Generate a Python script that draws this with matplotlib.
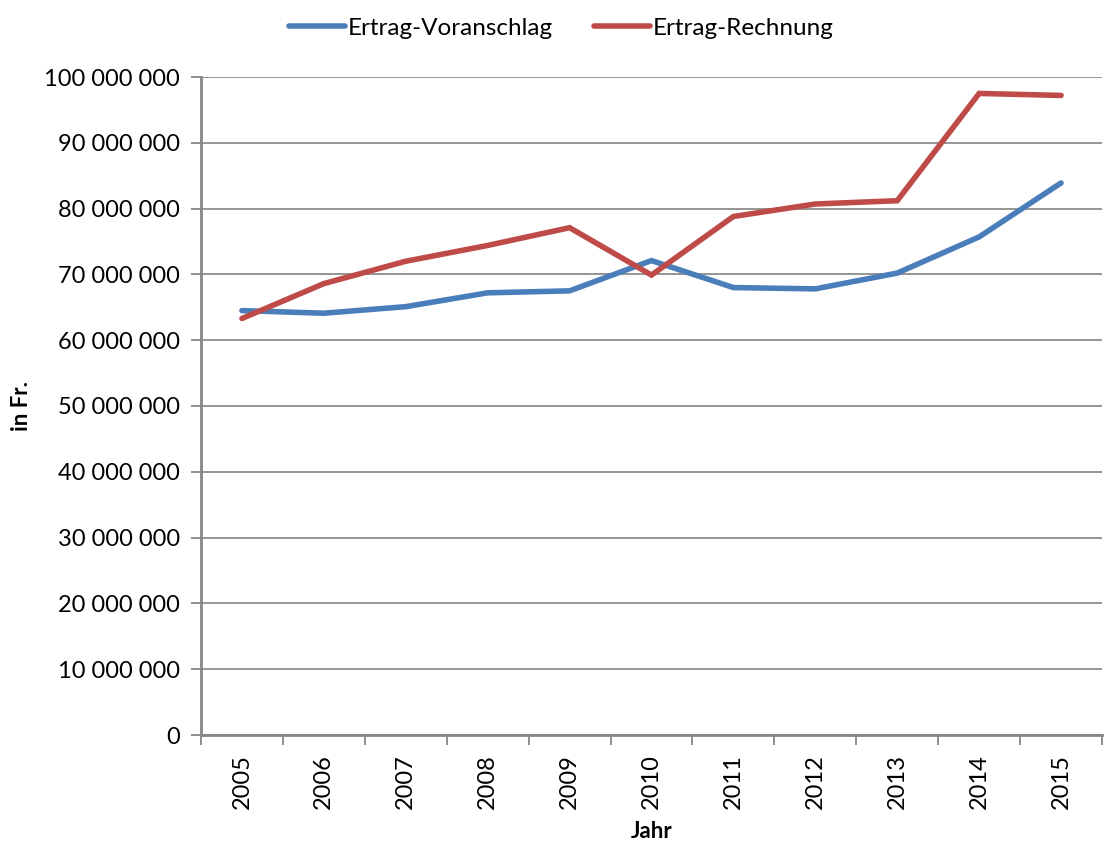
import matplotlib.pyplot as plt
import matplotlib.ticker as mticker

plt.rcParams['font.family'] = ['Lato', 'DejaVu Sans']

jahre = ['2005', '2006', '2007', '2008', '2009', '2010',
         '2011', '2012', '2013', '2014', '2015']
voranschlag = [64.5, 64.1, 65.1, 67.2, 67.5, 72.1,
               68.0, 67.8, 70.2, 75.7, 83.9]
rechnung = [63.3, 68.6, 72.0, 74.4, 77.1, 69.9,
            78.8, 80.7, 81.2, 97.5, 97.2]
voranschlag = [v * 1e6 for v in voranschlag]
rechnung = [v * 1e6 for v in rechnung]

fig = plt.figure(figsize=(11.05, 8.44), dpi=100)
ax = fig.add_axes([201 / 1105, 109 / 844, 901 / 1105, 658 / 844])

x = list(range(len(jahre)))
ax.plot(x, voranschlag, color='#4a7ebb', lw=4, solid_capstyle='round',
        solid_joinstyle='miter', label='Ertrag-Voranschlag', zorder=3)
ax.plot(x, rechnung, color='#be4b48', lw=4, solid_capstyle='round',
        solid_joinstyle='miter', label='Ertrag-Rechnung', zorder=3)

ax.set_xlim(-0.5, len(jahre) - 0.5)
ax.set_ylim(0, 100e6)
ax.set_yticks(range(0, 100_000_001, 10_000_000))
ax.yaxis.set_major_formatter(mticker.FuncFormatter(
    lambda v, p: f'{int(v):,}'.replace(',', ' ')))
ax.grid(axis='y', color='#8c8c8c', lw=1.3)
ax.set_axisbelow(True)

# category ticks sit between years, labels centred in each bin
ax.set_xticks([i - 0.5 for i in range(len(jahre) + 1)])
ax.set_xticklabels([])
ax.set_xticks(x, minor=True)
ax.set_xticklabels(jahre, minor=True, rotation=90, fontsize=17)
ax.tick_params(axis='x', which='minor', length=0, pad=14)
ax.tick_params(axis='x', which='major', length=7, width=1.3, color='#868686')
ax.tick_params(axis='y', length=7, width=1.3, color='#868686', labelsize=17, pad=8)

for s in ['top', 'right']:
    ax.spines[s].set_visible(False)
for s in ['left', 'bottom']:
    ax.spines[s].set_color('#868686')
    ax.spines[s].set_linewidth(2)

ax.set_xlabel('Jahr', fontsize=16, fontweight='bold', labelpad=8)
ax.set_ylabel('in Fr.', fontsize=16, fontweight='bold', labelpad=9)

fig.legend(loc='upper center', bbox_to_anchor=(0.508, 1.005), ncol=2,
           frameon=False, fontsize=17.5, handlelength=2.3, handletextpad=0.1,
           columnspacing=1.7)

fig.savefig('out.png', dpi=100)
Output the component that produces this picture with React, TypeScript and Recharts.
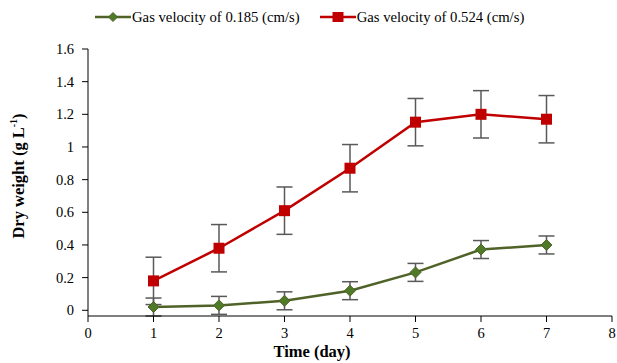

....................

• _Problem_: Reproduce every record word for word. The copy must contain no pictures.

• _Solution for this exercise_:
Generate a Python script that draws this with matplotlib.
import matplotlib.pyplot as plt
import matplotlib.ticker as mticker

plt.rcParams['font.family'] = ['Lato', 'DejaVu Sans']

jahre = ['2005', '2006', '2007', '2008', '2009', '2010',
         '2011', '2012', '2013', '2014', '2015']
voranschlag = [64.5, 64.1, 65.1, 67.2, 67.5, 72.1,
               68.0, 67.8, 70.2, 75.7, 83.9]
rechnung = [63.3, 68.6, 72.0, 74.4, 77.1, 69.9,
            78.8, 80.7, 81.2, 97.5, 97.2]
voranschlag = [v * 1e6 for v in voranschlag]
rechnung = [v * 1e6 for v in rechnung]

fig = plt.figure(figsize=(11.05, 8.44), dpi=100)
ax = fig.add_axes([201 / 1105, 109 / 844, 901 / 1105, 658 / 844])

x = list(range(len(jahre)))
ax.plot(x, voranschlag, color='#4a7ebb', lw=4, solid_capstyle='round',
        solid_joinstyle='miter', label='Ertrag-Voranschlag', zorder=3)
ax.plot(x, rechnung, color='#be4b48', lw=4, solid_capstyle='round',
        solid_joinstyle='miter', label='Ertrag-Rechnung', zorder=3)

ax.set_xlim(-0.5, len(jahre) - 0.5)
ax.set_ylim(0, 100e6)
ax.set_yticks(range(0, 100_000_001, 10_000_000))
ax.yaxis.set_major_formatter(mticker.FuncFormatter(
    lambda v, p: f'{int(v):,}'.replace(',', ' ')))
ax.grid(axis='y', color='#8c8c8c', lw=1.3)
ax.set_axisbelow(True)

# category ticks sit between years, labels centred in each bin
ax.set_xticks([i - 0.5 for i in range(len(jahre) + 1)])
ax.set_xticklabels([])
ax.set_xticks(x, minor=True)
ax.set_xticklabels(jahre, minor=True, rotation=90, fontsize=17)
ax.tick_params(axis='x', which='minor', length=0, pad=14)
ax.tick_params(axis='x', which='major', length=7, width=1.3, color='#868686')
ax.tick_params(axis='y', length=7, width=1.3, color='#868686', labelsize=17, pad=8)

for s in ['top', 'right']:
    ax.spines[s].set_visible(False)
for s in ['left', 'bottom']:
    ax.spines[s].set_color('#868686')
    ax.spines[s].set_linewidth(2)

ax.set_xlabel('Jahr', fontsize=16, fontweight='bold', labelpad=8)
ax.set_ylabel('in Fr.', fontsize=16, fontweight='bold', labelpad=9)

fig.legend(loc='upper center', bbox_to_anchor=(0.508, 1.005), ncol=2,
           frameon=False, fontsize=17.5, handlelength=2.3, handletextpad=0.1,
           columnspacing=1.7)

fig.savefig('out.png', dpi=100)
Output the component that produces this picture with React, TypeScript and Recharts.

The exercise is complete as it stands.